Almeno la vista delle fonti è stata ridata alla città di Tolentino, perché per per l’uso non è immaginabile ipotizzare che si possa tornare a vedere lavare i panni nelle vasche di acqua corrente, gelida in inverno e fredda in estate. Alcuni di noi ricordano quanta fatica c’era in quel lavoro, fin dalla cesta in testa di quelli sporchi in arrivo a quella ben più pesante di quelli puliti ma umidi al ritorno verso la casa, pure distante, perché le fonti erano sempre un po’ fuori il paese.

Io ricordo Fonte Maggiore di Macerata, ma per le Fonti di San Giovanni era la stessa cosa. Una sorta di piazza per le donne, che potevano comunicarsi le novità della vita di paese, scambiarsi pareri e consigli. Gli uomini portavano magari gli animali ad abbeverare, ma avevano altri luoghi, come il marcato delle bestie. Vederle in degrado crescente è stata una sorta di ferita aperta, non solo per il valore di un bene storico-architettonico risalente al XV – XVI secolo, ma soprattutto per il desiderio di mantenere la memoria di un passato di vita. Credo che molti ormai fossero rassegnati.

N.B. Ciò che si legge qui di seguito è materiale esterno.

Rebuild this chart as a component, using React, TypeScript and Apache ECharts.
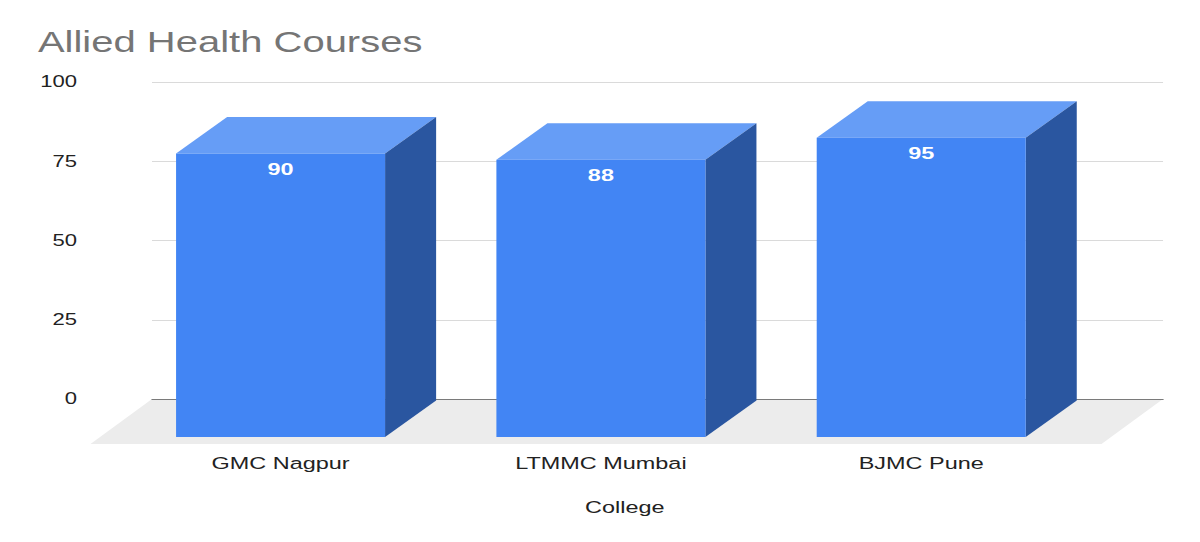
import React, { useEffect, useRef } from "react";
import * as echarts from "echarts";

const TITLE = "Allied Health Courses";
const CATEGORIES = ["GMC Nagpur", "LTMMC Mumbai", "BJMC Pune"];
const VALUES = [90, 88, 95];
const Y_TICKS_MAX = 100;
const Y_INTERVAL = 25;
const X_AXIS_TITLE = "College";

// the reference image is stretched horizontally; draw narrower and stretch
const OUT_W = 1200;
const IN_W = 870;
const SX = OUT_W / IN_W;
const H = 542;

const FONT = "'Liberation Sans', Arial, sans-serif";
const FRONT = "#4285f4";
const TOP = "#669df6";
const SIDE = "#2a56a0";
const FLOOR = "#ececec";
const BAR_FRAC = 0.6525;
const DEPTH: [number, number] = [37, -36.5];
const FLOOR_DEPTH: [number, number] = [-44.6, 45];

export default function App() {
  const ref = useRef<HTMLDivElement>(null);
  useEffect(() => {
    if (!ref.current) return;
    const chart = echarts.init(ref.current, undefined, { renderer: "svg" });
    const option: any = {
      animation: false,
      backgroundColor: "#ffffff",
      title: {
        text: TITLE,
        left: 22.5,
        top: 22.5,
        textStyle: { fontFamily: FONT, fontSize: 29, fontWeight: "normal", color: "#757575" },
      },
      grid: [
        { left: 110.2, top: 82, width: 733, height: 317, containLabel: false },
        { left: 87.3, top: 122, width: 696.7, height: 315, containLabel: false },
      ],
      xAxis: [
        {
          gridIndex: 0,
          type: "category",
          data: CATEGORIES,
          z: 1,
          axisLine: { show: true, lineStyle: { color: "#7a7a7a", width: 1 } },
          axisTick: { show: false },
          axisLabel: { show: false },
          splitLine: { show: false },
        },
        {
          gridIndex: 1,
          type: "category",
          data: CATEGORIES,
          z: 1,
          axisLine: { show: false },
          axisTick: { show: false },
          axisLabel: { show: true, margin: 17, fontFamily: FONT, fontSize: 17, color: "#222222" },
          splitLine: { show: false },
        },
      ],
      yAxis: [
        {
          gridIndex: 0,
          type: "value",
          min: 0,
          max: Y_TICKS_MAX,
          interval: Y_INTERVAL,
          z: 1,
          axisLine: { show: false },
          axisTick: { show: false },
          axisLabel: { margin: 54.4, fontFamily: FONT, fontSize: 16, color: "#222222" },
          splitLine: { show: true, lineStyle: { color: "#dadada", width: 1 } },
        },
        {
          gridIndex: 1,
          type: "value",
          min: 0,
          max: Y_TICKS_MAX,
          interval: Y_INTERVAL,
          show: false,
          splitLine: { show: false },
        },
      ],
      graphic: [
        {
          type: "text",
          x: 453,
          y: 507,
          style: {
            text: X_AXIS_TITLE,
            fontFamily: FONT,
            fontSize: 17,
            fill: "#222222",
            align: "center",
            verticalAlign: "middle",
          },
        },
      ],
      series: [
        {
          type: "custom",
          name: "floor",
          xAxisIndex: 0,
          yAxisIndex: 0,
          z: 0,
          silent: true,
          data: [[0, 0]],
          renderItem: (_p: any, api: any) => {
            const band = api.size([1, 0])[0];
            const a = api.coord([0, 0]);
            const b = api.coord([CATEGORIES.length - 1, 0]);
            const xl = a[0] - band / 2;
            const xr = b[0] + band / 2;
            const y = a[1];
            const [fx, fy] = FLOOR_DEPTH;
            return {
              type: "polygon",
              shape: { points: [[xl, y], [xr, y], [xr + fx, y + fy], [xl + fx, y + fy]] },
              style: { fill: FLOOR },
            };
          },
        },
        {
          type: "custom",
          name: "Allied Health Courses",
          xAxisIndex: 1,
          yAxisIndex: 1,
          z: 2,
          data: VALUES.map((v, i) => [i, v]),
          renderItem: (_p: any, api: any) => {
            const idx = api.value(0);
            const v = api.value(1);
            const top = api.coord([idx, v]);
            const bot = api.coord([idx, 0]);
            const band = api.size([1, 0])[0];
            const w = band * BAR_FRAC;
            const x0 = top[0] - w / 2;
            const x1 = top[0] + w / 2;
            const [dx, dy] = DEPTH;
            const ty = top[1];
            const by = bot[1];
            return {
              type: "group",
              children: [
                {
                  type: "polygon",
                  shape: { points: [[x0, ty], [x1, ty], [x1 + dx, ty + dy], [x0 + dx, ty + dy]] },
                  style: { fill: TOP },
                },
                {
                  type: "polygon",
                  shape: { points: [[x1, ty], [x1 + dx, ty + dy], [x1 + dx, by + dy], [x1, by]] },
                  style: { fill: SIDE },
                },
                {
                  type: "rect",
                  shape: { x: x0, y: ty, width: w, height: by - ty },
                  style: { fill: FRONT },
                },
                {
                  type: "text",
                  x: top[0],
                  y: ty + 15,
                  style: {
                    text: String(v),
                    fontFamily: FONT,
                    fontSize: 17,
                    fontWeight: "bold",
                    fill: "#ffffff",
                    align: "center",
                    verticalAlign: "middle",
                  },
                },
              ],
            };
          },
        },
      ],
    };
    chart.setOption(option);
    return () => chart.dispose();
  }, []);
  return (
    <div
      ref={ref}
      style={{
        position: "absolute",
        left: 0,
        top: 0,
        width: IN_W,
        height: H,
        transform: `scaleX(${SX})`,
        transformOrigin: "0 0",
      }}
    />
  );
}
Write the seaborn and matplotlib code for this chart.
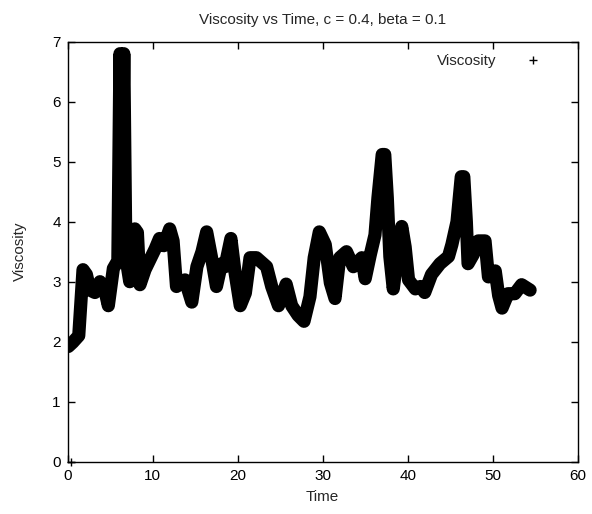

L’acqua non è stata ripristinata, anche se gli scarichi sono ancora funzionali, ma… chissà. Aspettiamo di vederle di notte per apprezzare anche la suggestione dell’illuminazione a led.

Nella cerimonia di riconsegna, il sindaco Giuseppe Pezzanesi ha ringraziato tutti coloro che hanno reso possibile l’intervento di restauro, Rosaria Del Balzo Ruiti, presidente della Fondazione Cassa di Risparmio della provincia di Macerata, che ha finanziato i lavori con un contributo di 30 mila euro, Pierluigi Salvati della Soprintendenza Belle Arti e Paesaggio delle Marche, che ha sottolineato l’ottima collaborazione con l’Amministrazione comunale e con gli uffici che porta a finalizzare sempre più restauri a Tolentino e Cesare Salvatori, che ha illustrato le varie fasi delle attività che hanno consentito il pieno recupero di uno dei simboli di Tolentino.

Nel complesso un intervento che ha voluto fermare il degrado, già evidente in vecchie foto dei primi del Novecento, senza però falsare la realtà ed inventare ricostruzioni che non avessero giustificazioni nella documentazione storica. In questo senso si spiega anche (oltre la necessità di limitare i costi, rientrando nelle disponibilità e terminare quindi l’intervento) l’essenzialità della ringhiera metallica di protezione, che comunque ha il pregio di non disturbare la vista della struttura ad archi delle fonti.

Certamente non è più tempo di opere faraoniche o grandi inaugurazioni come palazzetti e piscine, ma fermare il degrado e ridare dignità ai piccoli angoli delle città probabilmente è ancora possibile. Anche in tempo di crisi.